The Science of James Bond: From Bullets to Bowler Hats to Boat Jumps, the Real Technology behind 007’s Fabulous Films by Lois H. Gresh and Robert Weinberg is shipping early from amazon.com and amazon.co.uk.
Set for a 25 August 2006 (as well as 6 September in the UK) release, the book can currently be ordered now for a discounted price of $9.72 in the US and £7.19 in the UK.. It is published by Wiley Publishers and is 224 pages in length.

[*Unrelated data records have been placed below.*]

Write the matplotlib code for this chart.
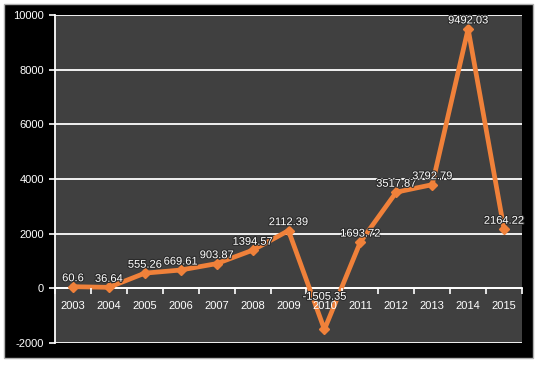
import matplotlib.pyplot as plt
import matplotlib.patheffects as pe
from matplotlib.patches import Rectangle

years = ["2003", "2004", "2005", "2006", "2007", "2008", "2009",
         "2010", "2011", "2012", "2013", "2014", "2015"]
values = [60.6, 36.64, 555.26, 669.61, 903.87, 1394.57, 2112.39,
          -1505.35, 1693.72, 3517.87, 3792.79, 9492.03, 2164.22]
labels = ["60.6", "36.64", "555.26", "669.61", "903.87", "1394.57", "2112.39",
          "-1505.35", "1693.72", "3517.87", "3792.79", "9492.03", "2164.22"]
y_ticks = [-2000, 0, 2000, 4000, 6000, 8000, 10000]

W, H = 539, 365
plt.rcParams["font.family"] = ["Liberation Sans", "DejaVu Sans"]

fig = plt.figure(figsize=(W / 100, H / 100), dpi=100, facecolor="white")
# black frame with thin grey border
fig.patches.append(Rectangle((4 / W, 1 - 358 / H), 529 / W, 354 / H,
                             transform=fig.transFigure, facecolor="black",
                             edgecolor="#b0b0b0", linewidth=1.0, zorder=-10))

ax = fig.add_axes([55 / W, 1 - 343 / H, 467 / W, 328 / H])
ax.set_facecolor("#404040")
x = list(range(len(years)))

ax.plot(x, values, color="#f0813a", linewidth=3.4, marker="D",
        markersize=5.5, zorder=4)

halo = [pe.withStroke(linewidth=1.6, foreground="#2a2a2a")]
for xi, v, lab in zip(x, values, labels):
    # the negative point's label sits up near the zero line
    dy = 20 if v < 0 else 2.5
    ax.annotate(lab, (xi, v), xytext=(0, dy), textcoords="offset points",
                ha="center", va="bottom", color="white", fontsize=8,
                path_effects=halo, zorder=6)

ax.set_xlim(-0.5, len(years) - 0.5)
ax.set_ylim(-2000, 10000)
ax.set_yticks(y_ticks)
ax.set_yticklabels([str(t) for t in y_ticks])
ax.grid(axis="y", color="white", linewidth=1.3, zorder=1)
ax.set_axisbelow(True)
ax.xaxis.set_zorder(5)  # year labels stay on top of the line

for s in ["top", "right"]:
    ax.spines[s].set_visible(False)
ax.spines["left"].set_color("white")
ax.spines["left"].set_linewidth(1.3)
ax.spines["bottom"].set_position(("data", 0))
ax.spines["bottom"].set_color("white")
ax.spines["bottom"].set_linewidth(1.3)

# category boundaries as major ticks, labels on minor ticks
ax.set_xticks([i - 0.5 for i in range(len(years) + 1)])
ax.set_xticklabels([])
ax.set_xticks(x, minor=True)
ax.set_xticklabels(years, minor=True)
ax.tick_params(axis="x", which="major", direction="out", length=4,
               color="white", width=1.2)
ax.tick_params(axis="x", which="minor", length=0, pad=9,
               labelcolor="white", labelsize=8)
ax.tick_params(axis="y", direction="out", length=4, color="white", width=1.2,
               labelcolor="white", labelsize=8, pad=4)

fig.savefig("out.png", dpi=100, facecolor="white")
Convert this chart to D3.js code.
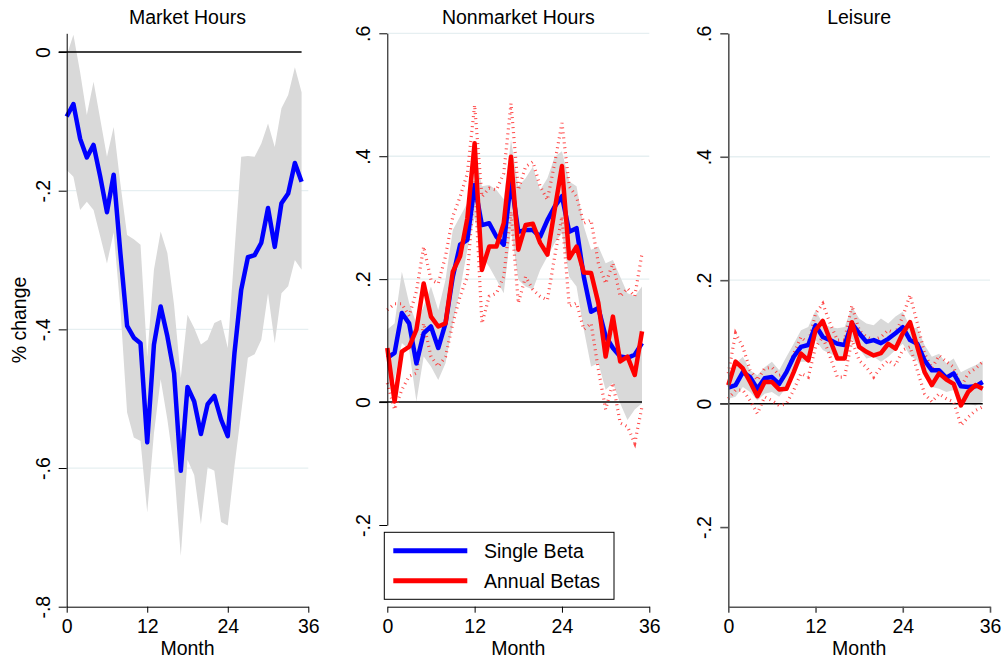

The book, which features an introduction by past literary 007 author Raymond Benson, covers the science of James Bond: the gadgets, cars, and technology. Trivia lists and questions of ‘possible or impossible,’ according to Wiley Publishers are asked throughout. The full description follows:
While many people dream about Bond’s sartorial, gambling, and sexual skills, they also dream about his gadgets: the Walther PPK gun, golden guns, ray guns, and rocket-firing cigarettes; spy shaving kit, poisonous shoes, homing device buttons; Geiger counter wrist watch, television wrist watch, buzz saw wrist watch; decoders, voice synthesizers, cameras, decapitating tea trays, killer hookahs, moonbuggies, underwater propulsion devices, mini-jets, and cars cars cars. And that’s just a small glimpse at the vast array of super-science gadgets issued by Q Division to Agent 007. This book is about the gadgets, the science, the cars, and the technology. How realistic are James Bond’s adventures and all the equipment that goes with them? How believable is Jaws, who chews through metal? Just how easy is it to crack into all those top-secret facilities to save the world? Is James Bond rooted in science, or are his adventures and the technology that fills them science fiction?

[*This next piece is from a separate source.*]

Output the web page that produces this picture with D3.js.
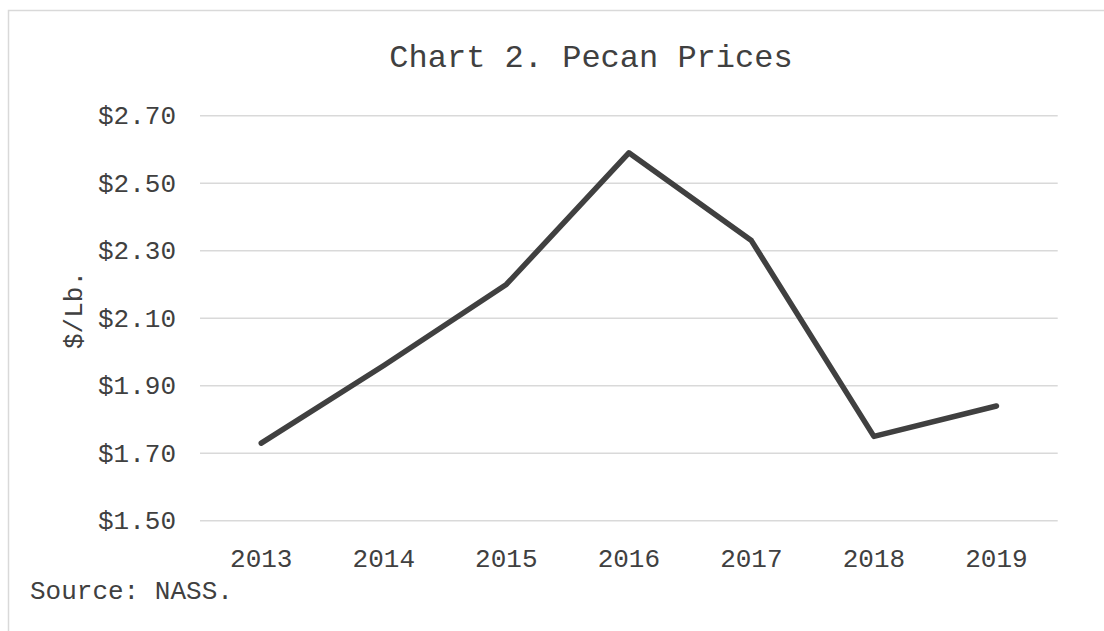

This book answers the question that moviegoers find themselves asking after watching the newest Bond movies — possible or impossible? Most chapters are wrapped around a Bond gadget — whether it’s his cars, his explosives, or his super secret messages. Other chapters delve into the origins of Mr. Bond – the world of real spies – or the plausibility of a memorable villains’ psychopathic plans. (Could you, in fact, build a headquarter inside a volcano?) Whether Bond’s adventures are in the air or under sea, our authors discover if there’s fact behind the fiction.

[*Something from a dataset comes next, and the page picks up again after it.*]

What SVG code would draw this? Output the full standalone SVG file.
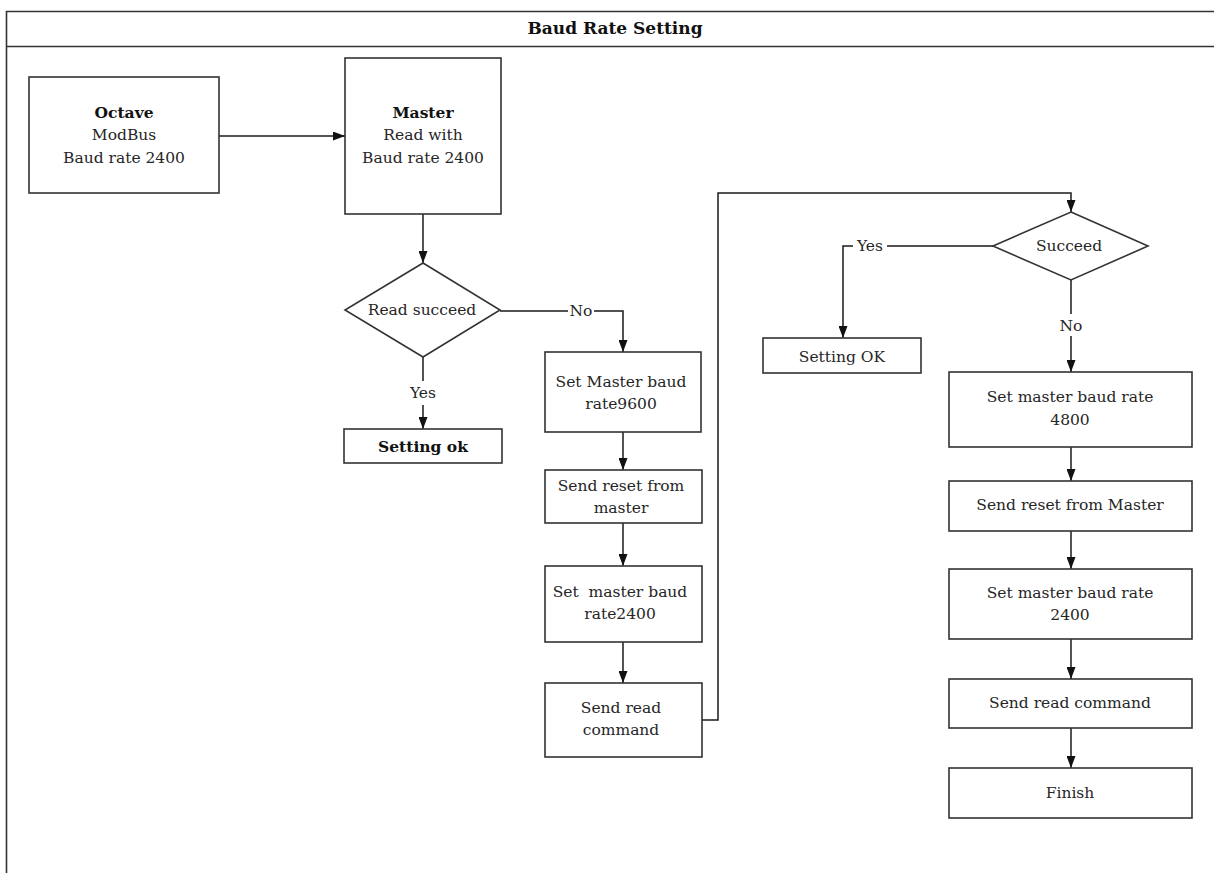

There are plenty of movie trivia lists (“Who was the best James Bond?”, “The Bond Cars,” “The 00 Secret Agents”), as well as an introduction by Raymond Benson, the author of several 007 novels. Benson is a Bond addict who, like this book’s reader, wonders if a gondola can turn into a hydrofoil. Additionally, simple diagrams explain several difficult concepts, such as lift (on a chapter about flying cars).